La loi de modernisation de l’économie, en plafonnant les délais de paiement entre les entreprises, affichait un objectif respectable de soutien au développement des PME. Prémunir les fournisseurs contre des demandes de délais de paiement beaucoup trop longues émanant de leurs clients permet le plus souvent de protéger de petits commerçants face à de plus puissantes enseignes. Le secteur de l’alimentation, dans lequel les petites et moyennes entreprises se trouvent essentiellement du côté des fournisseurs, est principalement concerné par cette mesure. Tous les secteurs économiques sont désormais soumis à ces nouvelles conditions de délais.

Ces dispositions sont particulièrement inappropriées pour la filière du livre. Loin de renforcer les entreprises du secteur, elles les fragiliseraient considérablement du fait des délais de paiement très longs traditionnellement prévus pour permettre aux librairies de présenter au public l’ensemble de la production éditoriale.

Il s’agit, en effet, du premier secteur culturel français, avec 3 milliards de chiffre d’affaires et près de 70 000 éditions par an.

Au-delà de cet aspect économique, il est de notre devoir de protéger le livre, ainsi que les valeurs qu’il transmet. Pour cela, l’État intervient en régulant le secteur. Nous avons déjà légiféré à plusieurs reprises, notamment sur la fixation du prix unique du livre, toujours avec succès et dans un grand consensus politique. La loi du 10 août 1981 relative au prix du livre avait été adoptée à l’unanimité, je le rappelle.

Nous avons tous pris conscience, peut-être un peu tard, des problèmes posés par les délais de paiement. Mais, aujourd’hui, nous mesurons bien l’importance de la mesure que nous allons adopter.

Contraindre les librairies à réduire leurs délais de paiement reviendrait à les pousser à diminuer le nombre de titres qu’elles proposent à leurs clients, en privilégiant uniquement les best-sellers, les succès assurés. Cela annoncerait la fin d’une richesse et d’une diversité qui nous sont chères. De même, cela contribuerait à la fragilisation et à la disparition des librairies indépendantes, qui sont déjà en danger, leur rentabilité étant l’une des plus faibles de l’ensemble des commerces de détail. L’extrême faiblesse des marges et des rémunérations rend ce secteur fragile.

C’est la raison pour laquelle nous devons régler durablement le problème des délais de paiement entre les librairies et les éditeurs.

L’article unique de la proposition de loi que nous allons examiner permettra à l’ensemble de la filière du livre de déroger au nouveau droit commun en matière de délais de paiement des fournisseurs. Ces délais pourront être définis conventionnellement entre les parties.

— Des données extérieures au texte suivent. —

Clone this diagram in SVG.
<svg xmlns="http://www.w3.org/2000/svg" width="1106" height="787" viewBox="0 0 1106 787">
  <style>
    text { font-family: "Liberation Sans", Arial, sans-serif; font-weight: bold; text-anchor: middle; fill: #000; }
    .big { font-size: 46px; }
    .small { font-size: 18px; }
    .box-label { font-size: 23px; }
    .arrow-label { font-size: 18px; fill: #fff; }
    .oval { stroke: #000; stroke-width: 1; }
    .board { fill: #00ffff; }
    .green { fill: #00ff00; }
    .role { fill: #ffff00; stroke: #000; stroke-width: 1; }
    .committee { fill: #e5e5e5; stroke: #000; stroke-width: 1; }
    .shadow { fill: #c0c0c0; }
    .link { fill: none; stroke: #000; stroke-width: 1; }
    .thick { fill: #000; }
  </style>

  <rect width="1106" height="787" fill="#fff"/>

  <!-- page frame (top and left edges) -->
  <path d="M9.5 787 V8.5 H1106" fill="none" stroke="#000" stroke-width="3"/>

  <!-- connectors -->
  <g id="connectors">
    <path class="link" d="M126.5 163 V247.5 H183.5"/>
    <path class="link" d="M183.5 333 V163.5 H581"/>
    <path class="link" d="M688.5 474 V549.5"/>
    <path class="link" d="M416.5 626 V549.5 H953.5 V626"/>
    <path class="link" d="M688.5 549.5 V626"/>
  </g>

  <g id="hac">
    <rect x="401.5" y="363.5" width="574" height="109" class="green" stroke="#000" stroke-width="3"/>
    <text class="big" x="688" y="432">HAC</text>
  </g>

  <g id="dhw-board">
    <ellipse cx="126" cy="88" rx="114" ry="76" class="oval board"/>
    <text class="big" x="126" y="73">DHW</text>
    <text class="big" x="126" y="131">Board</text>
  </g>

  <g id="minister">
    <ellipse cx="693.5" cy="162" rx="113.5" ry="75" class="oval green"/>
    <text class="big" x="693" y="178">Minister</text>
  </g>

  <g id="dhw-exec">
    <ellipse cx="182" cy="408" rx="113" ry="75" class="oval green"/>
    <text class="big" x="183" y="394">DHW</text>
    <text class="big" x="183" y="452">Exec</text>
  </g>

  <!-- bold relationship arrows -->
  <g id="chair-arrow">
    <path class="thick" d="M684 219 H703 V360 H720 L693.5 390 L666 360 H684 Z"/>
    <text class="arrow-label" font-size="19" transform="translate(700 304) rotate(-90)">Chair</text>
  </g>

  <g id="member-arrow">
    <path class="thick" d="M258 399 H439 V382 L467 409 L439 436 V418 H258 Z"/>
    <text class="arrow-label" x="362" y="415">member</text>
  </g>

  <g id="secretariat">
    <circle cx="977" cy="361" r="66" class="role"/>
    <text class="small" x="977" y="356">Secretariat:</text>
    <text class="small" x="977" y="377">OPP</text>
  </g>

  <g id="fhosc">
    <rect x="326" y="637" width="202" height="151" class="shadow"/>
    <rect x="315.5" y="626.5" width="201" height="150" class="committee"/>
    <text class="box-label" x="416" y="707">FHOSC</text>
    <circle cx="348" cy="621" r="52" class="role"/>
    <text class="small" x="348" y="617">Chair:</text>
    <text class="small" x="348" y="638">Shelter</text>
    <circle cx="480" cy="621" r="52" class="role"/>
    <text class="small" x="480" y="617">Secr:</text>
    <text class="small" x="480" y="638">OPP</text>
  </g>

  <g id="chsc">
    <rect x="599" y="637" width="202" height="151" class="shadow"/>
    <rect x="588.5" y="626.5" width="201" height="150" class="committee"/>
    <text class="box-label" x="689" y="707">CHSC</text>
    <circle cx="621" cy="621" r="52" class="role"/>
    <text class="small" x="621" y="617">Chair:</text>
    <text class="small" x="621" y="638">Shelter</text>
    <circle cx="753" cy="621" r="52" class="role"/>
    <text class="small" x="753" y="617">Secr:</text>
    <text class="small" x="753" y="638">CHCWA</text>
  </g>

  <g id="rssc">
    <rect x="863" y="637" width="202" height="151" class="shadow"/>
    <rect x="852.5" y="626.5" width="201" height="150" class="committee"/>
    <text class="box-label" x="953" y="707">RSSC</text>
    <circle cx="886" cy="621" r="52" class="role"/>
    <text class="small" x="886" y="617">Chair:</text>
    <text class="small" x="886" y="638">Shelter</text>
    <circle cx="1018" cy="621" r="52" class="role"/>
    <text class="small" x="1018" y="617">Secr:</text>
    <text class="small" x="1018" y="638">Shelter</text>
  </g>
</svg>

Cependant, avec les membres de mon groupe, suivant la proposition de notre collègue Anne-Marie Escoffier, nous avons choisi de déposer un amendement. Nous nous sommes inquiétés de la rédaction de l’article issu de l’Assemblée nationale. L’équilibre de la phrase retenue pourrait donner à penser que la vente de livres n’est pas directement visée, alors même qu’il s’agit de l’objet premier de la proposition de loi initiale. Les modifications apportées ont inclus les imprimeurs et les façonniers dans le dispositif. Il en résulte, selon nous, une phrase dans laquelle « la vente de livres » n’est malheureusement plus assez explicitement désignée.

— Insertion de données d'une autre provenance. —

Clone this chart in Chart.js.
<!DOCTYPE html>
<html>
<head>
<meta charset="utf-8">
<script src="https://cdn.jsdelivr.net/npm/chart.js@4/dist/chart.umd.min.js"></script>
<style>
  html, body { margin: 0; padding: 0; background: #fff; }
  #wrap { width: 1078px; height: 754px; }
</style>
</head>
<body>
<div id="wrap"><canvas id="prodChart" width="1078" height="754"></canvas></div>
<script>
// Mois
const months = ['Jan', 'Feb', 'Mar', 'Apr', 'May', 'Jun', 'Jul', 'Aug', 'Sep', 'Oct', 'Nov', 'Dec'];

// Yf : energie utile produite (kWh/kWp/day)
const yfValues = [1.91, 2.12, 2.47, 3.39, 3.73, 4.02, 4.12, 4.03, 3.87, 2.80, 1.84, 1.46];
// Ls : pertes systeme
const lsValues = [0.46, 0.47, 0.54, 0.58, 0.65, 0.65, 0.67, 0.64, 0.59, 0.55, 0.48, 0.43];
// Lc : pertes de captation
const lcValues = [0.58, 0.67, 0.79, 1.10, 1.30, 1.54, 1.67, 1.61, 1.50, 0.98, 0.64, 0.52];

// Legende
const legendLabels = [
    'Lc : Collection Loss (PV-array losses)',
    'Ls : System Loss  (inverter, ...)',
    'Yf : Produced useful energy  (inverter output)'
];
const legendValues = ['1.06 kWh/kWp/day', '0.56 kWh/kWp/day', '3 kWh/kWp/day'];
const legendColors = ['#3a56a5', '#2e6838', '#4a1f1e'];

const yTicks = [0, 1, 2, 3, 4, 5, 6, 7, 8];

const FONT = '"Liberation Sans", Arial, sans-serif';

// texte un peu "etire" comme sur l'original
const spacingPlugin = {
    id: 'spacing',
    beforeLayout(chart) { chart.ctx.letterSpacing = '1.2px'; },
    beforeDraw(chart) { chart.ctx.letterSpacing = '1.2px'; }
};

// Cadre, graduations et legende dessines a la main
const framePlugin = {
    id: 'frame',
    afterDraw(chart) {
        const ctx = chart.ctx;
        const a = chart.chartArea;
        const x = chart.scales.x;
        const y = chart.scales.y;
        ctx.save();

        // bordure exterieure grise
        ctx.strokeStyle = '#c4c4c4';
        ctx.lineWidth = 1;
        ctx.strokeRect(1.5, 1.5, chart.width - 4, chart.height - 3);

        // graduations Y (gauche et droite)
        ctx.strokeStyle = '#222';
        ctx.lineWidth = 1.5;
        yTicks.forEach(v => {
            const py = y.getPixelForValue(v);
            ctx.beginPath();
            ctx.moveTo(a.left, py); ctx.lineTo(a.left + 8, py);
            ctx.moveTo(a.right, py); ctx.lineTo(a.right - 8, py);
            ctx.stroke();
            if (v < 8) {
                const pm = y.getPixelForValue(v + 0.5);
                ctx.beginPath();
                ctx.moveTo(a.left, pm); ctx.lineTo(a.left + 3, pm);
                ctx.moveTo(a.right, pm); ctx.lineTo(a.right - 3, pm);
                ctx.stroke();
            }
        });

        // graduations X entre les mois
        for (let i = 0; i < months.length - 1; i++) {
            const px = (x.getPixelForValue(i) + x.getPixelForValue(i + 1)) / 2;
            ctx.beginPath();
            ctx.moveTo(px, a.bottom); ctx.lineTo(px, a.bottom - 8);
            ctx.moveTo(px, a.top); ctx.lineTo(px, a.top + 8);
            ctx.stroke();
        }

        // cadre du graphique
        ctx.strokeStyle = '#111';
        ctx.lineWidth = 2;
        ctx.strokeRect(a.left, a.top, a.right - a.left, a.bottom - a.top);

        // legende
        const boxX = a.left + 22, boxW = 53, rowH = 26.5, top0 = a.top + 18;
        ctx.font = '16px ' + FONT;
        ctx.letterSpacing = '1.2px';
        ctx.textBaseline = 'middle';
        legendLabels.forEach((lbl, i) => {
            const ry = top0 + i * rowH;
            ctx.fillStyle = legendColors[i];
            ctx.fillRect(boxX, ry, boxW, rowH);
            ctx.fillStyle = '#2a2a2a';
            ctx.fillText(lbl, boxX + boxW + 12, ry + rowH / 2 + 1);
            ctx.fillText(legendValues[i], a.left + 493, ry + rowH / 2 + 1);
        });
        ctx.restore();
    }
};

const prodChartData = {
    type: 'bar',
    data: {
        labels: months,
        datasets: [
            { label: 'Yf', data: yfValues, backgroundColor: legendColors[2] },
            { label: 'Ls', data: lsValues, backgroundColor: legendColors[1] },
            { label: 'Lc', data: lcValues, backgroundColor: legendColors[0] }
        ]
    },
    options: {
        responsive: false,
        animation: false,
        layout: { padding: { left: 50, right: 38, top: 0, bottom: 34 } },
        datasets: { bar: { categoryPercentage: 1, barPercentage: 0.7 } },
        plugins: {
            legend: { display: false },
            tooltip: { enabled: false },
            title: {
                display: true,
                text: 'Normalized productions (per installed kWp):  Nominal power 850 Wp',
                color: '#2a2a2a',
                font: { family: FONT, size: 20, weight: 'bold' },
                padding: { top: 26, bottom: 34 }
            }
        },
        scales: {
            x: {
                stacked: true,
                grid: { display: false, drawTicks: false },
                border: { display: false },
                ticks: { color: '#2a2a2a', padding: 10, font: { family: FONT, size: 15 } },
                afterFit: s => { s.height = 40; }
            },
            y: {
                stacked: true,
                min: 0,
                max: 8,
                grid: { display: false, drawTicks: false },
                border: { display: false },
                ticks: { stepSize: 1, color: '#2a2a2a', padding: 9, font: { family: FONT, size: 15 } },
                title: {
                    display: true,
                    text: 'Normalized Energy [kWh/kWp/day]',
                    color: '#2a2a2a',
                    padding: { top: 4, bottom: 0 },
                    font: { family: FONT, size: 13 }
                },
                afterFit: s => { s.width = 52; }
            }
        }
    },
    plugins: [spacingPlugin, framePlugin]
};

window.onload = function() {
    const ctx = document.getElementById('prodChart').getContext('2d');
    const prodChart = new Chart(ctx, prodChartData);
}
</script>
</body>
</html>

Nous paraissons unanimes sur l’interprétation de l’article, mais il serait bon aujourd’hui de conforter la bonne lecture du texte dès le débat parlementaire. La dérogation s’applique d’abord aux ventes de livres et, par extension, aux autres activités de fabrication et de commercialisation, ce qui correspond au périmètre couvert par la loi de 1981 relative au prix unique du livre.

Bien sûr, nous sommes conscients de l’urgence qu’il y a à légiférer. La situation économique doit être clarifiée au plus vite. L’application d’un statut dérogatoire pour le monde du livre, dès ce début d’année, serait bienvenue.

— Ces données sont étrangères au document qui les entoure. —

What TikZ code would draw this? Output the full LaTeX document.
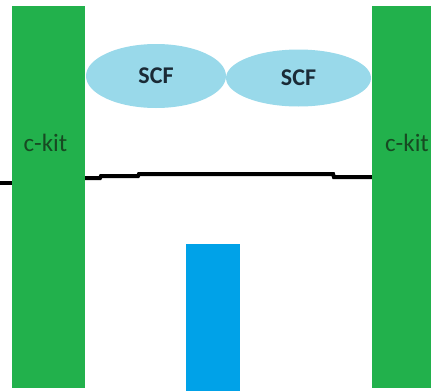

À l’heure de la révolution numérique et des débats sur la numérisation de notre patrimoine culturel, il est fondamental de ne pas délaisser notre politique du livre. Il y va non seulement de la viabilité économique d’un secteur tout entier, mais aussi du maintien et du développement de l’accès de chacun à la culture sur l’ensemble de notre territoire.

C’est pourquoi le groupe RDSE, dans son ensemble, votera cette proposition de loi.